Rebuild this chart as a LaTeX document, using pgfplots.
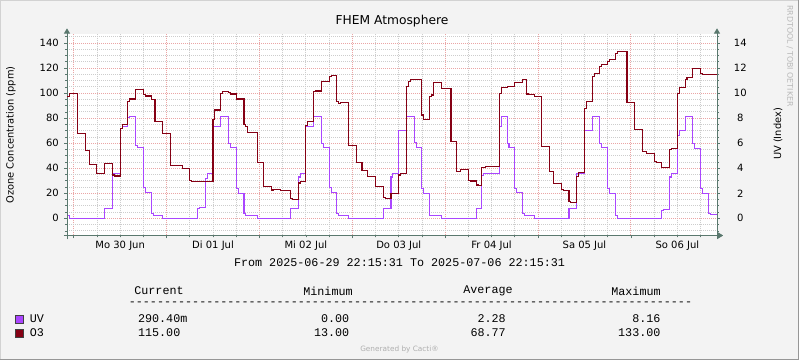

--------

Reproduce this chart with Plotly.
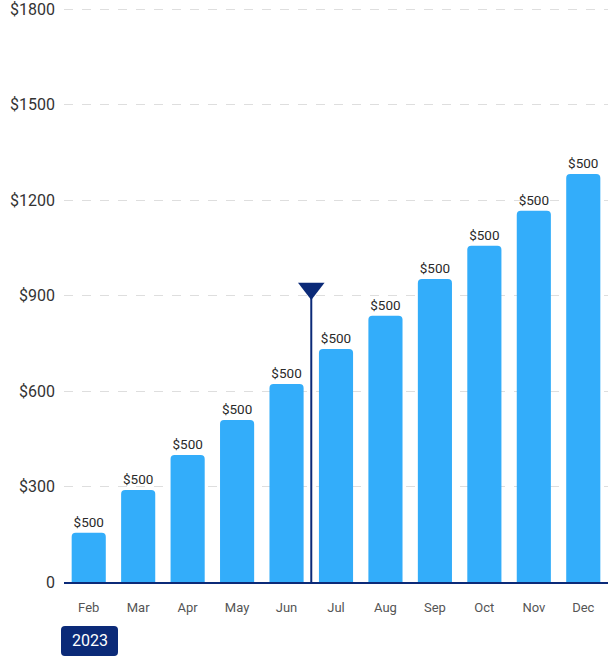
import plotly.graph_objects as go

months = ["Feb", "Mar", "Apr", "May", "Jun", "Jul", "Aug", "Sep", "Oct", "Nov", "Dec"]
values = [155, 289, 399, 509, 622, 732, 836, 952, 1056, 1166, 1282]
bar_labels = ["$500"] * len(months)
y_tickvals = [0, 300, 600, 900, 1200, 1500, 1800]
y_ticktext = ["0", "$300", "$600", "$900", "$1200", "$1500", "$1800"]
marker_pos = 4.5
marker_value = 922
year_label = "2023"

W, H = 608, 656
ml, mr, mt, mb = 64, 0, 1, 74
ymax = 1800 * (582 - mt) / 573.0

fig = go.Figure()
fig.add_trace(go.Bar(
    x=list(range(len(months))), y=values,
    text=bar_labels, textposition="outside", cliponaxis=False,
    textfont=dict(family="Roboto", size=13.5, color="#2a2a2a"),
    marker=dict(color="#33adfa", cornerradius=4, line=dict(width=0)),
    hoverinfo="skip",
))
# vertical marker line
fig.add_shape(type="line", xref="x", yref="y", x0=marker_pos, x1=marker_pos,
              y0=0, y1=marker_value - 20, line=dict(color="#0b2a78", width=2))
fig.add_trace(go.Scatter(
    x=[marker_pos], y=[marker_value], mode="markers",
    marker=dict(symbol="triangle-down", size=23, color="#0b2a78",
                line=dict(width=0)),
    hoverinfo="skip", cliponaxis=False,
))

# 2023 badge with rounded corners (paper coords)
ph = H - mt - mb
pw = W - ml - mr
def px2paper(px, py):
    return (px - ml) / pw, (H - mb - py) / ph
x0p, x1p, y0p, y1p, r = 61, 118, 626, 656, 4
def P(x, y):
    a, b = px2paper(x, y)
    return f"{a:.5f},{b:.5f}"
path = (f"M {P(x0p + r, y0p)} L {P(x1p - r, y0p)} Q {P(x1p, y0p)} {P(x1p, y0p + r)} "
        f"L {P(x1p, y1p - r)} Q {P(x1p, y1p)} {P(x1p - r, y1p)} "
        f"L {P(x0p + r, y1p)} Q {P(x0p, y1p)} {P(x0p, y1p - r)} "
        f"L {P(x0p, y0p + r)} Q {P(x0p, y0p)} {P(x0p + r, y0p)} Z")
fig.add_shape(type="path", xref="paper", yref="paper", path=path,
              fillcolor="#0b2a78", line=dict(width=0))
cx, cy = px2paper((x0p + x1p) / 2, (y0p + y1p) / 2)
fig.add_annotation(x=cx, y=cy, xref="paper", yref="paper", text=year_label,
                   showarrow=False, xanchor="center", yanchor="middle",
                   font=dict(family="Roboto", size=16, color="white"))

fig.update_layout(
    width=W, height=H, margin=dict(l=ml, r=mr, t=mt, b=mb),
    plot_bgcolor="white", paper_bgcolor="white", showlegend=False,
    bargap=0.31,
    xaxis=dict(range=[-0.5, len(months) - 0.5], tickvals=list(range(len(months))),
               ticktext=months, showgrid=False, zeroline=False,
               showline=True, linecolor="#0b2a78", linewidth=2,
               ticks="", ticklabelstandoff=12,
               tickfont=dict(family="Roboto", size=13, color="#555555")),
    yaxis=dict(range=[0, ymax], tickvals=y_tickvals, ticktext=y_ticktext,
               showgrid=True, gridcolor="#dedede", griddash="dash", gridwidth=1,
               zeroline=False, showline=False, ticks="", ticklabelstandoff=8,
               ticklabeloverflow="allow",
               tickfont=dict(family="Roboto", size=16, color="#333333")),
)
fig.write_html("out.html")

--------

Copy out every line of the listing that includes the string "chart".

Rebuild this chart as a LaTeX document, using pgfplots.
Reproduce this chart with Plotly.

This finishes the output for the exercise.